— BEGIN Given material —

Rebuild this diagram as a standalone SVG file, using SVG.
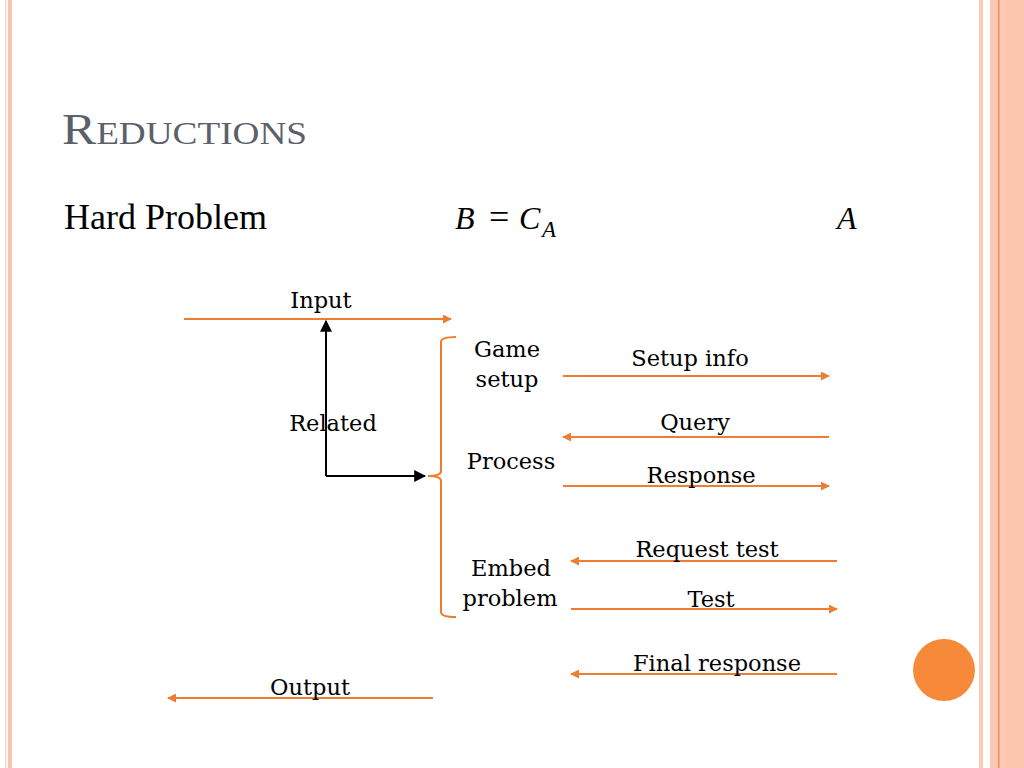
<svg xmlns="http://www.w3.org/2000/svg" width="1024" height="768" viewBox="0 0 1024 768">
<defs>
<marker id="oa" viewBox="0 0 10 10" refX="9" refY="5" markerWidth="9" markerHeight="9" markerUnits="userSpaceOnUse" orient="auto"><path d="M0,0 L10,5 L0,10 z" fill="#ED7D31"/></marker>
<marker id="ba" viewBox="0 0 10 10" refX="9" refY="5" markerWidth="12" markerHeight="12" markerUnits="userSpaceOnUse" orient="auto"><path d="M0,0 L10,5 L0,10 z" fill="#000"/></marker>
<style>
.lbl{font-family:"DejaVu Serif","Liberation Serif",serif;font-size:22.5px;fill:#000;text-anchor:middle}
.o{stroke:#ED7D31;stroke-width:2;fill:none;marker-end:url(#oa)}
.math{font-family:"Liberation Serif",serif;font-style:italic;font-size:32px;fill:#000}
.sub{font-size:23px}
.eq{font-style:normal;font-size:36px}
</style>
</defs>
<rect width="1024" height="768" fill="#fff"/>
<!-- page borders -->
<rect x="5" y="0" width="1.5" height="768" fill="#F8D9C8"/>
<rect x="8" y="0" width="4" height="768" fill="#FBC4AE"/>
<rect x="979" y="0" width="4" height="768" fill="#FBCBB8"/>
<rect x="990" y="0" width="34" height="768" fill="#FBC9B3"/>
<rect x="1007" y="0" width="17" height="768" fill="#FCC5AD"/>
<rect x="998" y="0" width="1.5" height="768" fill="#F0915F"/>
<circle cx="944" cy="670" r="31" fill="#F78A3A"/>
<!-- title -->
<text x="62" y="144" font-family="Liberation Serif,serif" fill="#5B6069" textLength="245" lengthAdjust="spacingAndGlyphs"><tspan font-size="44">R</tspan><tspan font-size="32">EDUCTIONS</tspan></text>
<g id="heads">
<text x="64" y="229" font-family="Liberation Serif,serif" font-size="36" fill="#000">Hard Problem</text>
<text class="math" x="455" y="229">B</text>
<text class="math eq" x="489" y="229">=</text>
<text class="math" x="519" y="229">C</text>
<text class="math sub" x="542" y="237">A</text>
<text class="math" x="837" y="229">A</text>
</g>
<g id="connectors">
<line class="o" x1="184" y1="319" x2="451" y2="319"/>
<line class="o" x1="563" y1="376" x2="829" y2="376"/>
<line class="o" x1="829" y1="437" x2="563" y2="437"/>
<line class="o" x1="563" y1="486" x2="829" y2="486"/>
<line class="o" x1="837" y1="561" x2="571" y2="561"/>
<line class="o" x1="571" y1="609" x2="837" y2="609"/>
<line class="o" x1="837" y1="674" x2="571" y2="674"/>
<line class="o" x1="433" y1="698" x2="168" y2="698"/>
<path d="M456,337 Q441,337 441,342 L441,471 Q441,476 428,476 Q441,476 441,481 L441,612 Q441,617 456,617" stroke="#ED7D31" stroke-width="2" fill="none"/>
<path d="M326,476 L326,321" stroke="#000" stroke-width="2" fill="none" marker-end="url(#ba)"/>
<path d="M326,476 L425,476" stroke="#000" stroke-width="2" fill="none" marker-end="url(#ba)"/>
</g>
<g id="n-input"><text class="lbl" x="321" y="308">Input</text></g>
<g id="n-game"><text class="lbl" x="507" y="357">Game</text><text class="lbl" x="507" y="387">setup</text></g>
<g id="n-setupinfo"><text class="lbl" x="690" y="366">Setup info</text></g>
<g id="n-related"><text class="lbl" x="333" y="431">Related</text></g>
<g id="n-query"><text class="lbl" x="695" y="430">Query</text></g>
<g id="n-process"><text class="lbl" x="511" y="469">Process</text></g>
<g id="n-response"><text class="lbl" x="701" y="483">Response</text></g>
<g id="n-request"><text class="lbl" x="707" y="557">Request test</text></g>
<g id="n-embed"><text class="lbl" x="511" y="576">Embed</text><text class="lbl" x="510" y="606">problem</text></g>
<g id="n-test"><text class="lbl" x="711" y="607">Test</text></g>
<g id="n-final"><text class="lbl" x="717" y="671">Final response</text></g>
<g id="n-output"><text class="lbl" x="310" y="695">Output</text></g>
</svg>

— END Given material —

## Exercise objective
Transcribe the full listing above exactly as it stands, minus the pictures.

## Output
Rebuild this diagram as a standalone SVG file, using SVG.
<svg xmlns="http://www.w3.org/2000/svg" width="1024" height="768" viewBox="0 0 1024 768">
<defs>
<marker id="oa" viewBox="0 0 10 10" refX="9" refY="5" markerWidth="9" markerHeight="9" markerUnits="userSpaceOnUse" orient="auto"><path d="M0,0 L10,5 L0,10 z" fill="#ED7D31"/></marker>
<marker id="ba" viewBox="0 0 10 10" refX="9" refY="5" markerWidth="12" markerHeight="12" markerUnits="userSpaceOnUse" orient="auto"><path d="M0,0 L10,5 L0,10 z" fill="#000"/></marker>
<style>
.lbl{font-family:"DejaVu Serif","Liberation Serif",serif;font-size:22.5px;fill:#000;text-anchor:middle}
.o{stroke:#ED7D31;stroke-width:2;fill:none;marker-end:url(#oa)}
.math{font-family:"Liberation Serif",serif;font-style:italic;font-size:32px;fill:#000}
.sub{font-size:23px}
.eq{font-style:normal;font-size:36px}
</style>
</defs>
<rect width="1024" height="768" fill="#fff"/>
<!-- page borders -->
<rect x="5" y="0" width="1.5" height="768" fill="#F8D9C8"/>
<rect x="8" y="0" width="4" height="768" fill="#FBC4AE"/>
<rect x="979" y="0" width="4" height="768" fill="#FBCBB8"/>
<rect x="990" y="0" width="34" height="768" fill="#FBC9B3"/>
<rect x="1007" y="0" width="17" height="768" fill="#FCC5AD"/>
<rect x="998" y="0" width="1.5" height="768" fill="#F0915F"/>
<circle cx="944" cy="670" r="31" fill="#F78A3A"/>
<!-- title -->
<text x="62" y="144" font-family="Liberation Serif,serif" fill="#5B6069" textLength="245" lengthAdjust="spacingAndGlyphs"><tspan font-size="44">R</tspan><tspan font-size="32">EDUCTIONS</tspan></text>
<g id="heads">
<text x="64" y="229" font-family="Liberation Serif,serif" font-size="36" fill="#000">Hard Problem</text>
<text class="math" x="455" y="229">B</text>
<text class="math eq" x="489" y="229">=</text>
<text class="math" x="519" y="229">C</text>
<text class="math sub" x="542" y="237">A</text>
<text class="math" x="837" y="229">A</text>
</g>
<g id="connectors">
<line class="o" x1="184" y1="319" x2="451" y2="319"/>
<line class="o" x1="563" y1="376" x2="829" y2="376"/>
<line class="o" x1="829" y1="437" x2="563" y2="437"/>
<line class="o" x1="563" y1="486" x2="829" y2="486"/>
<line class="o" x1="837" y1="561" x2="571" y2="561"/>
<line class="o" x1="571" y1="609" x2="837" y2="609"/>
<line class="o" x1="837" y1="674" x2="571" y2="674"/>
<line class="o" x1="433" y1="698" x2="168" y2="698"/>
<path d="M456,337 Q441,337 441,342 L441,471 Q441,476 428,476 Q441,476 441,481 L441,612 Q441,617 456,617" stroke="#ED7D31" stroke-width="2" fill="none"/>
<path d="M326,476 L326,321" stroke="#000" stroke-width="2" fill="none" marker-end="url(#ba)"/>
<path d="M326,476 L425,476" stroke="#000" stroke-width="2" fill="none" marker-end="url(#ba)"/>
</g>
<g id="n-input"><text class="lbl" x="321" y="308">Input</text></g>
<g id="n-game"><text class="lbl" x="507" y="357">Game</text><text class="lbl" x="507" y="387">setup</text></g>
<g id="n-setupinfo"><text class="lbl" x="690" y="366">Setup info</text></g>
<g id="n-related"><text class="lbl" x="333" y="431">Related</text></g>
<g id="n-query"><text class="lbl" x="695" y="430">Query</text></g>
<g id="n-process"><text class="lbl" x="511" y="469">Process</text></g>
<g id="n-response"><text class="lbl" x="701" y="483">Response</text></g>
<g id="n-request"><text class="lbl" x="707" y="557">Request test</text></g>
<g id="n-embed"><text class="lbl" x="511" y="576">Embed</text><text class="lbl" x="510" y="606">problem</text></g>
<g id="n-test"><text class="lbl" x="711" y="607">Test</text></g>
<g id="n-final"><text class="lbl" x="717" y="671">Final response</text></g>
<g id="n-output"><text class="lbl" x="310" y="695">Output</text></g>
</svg>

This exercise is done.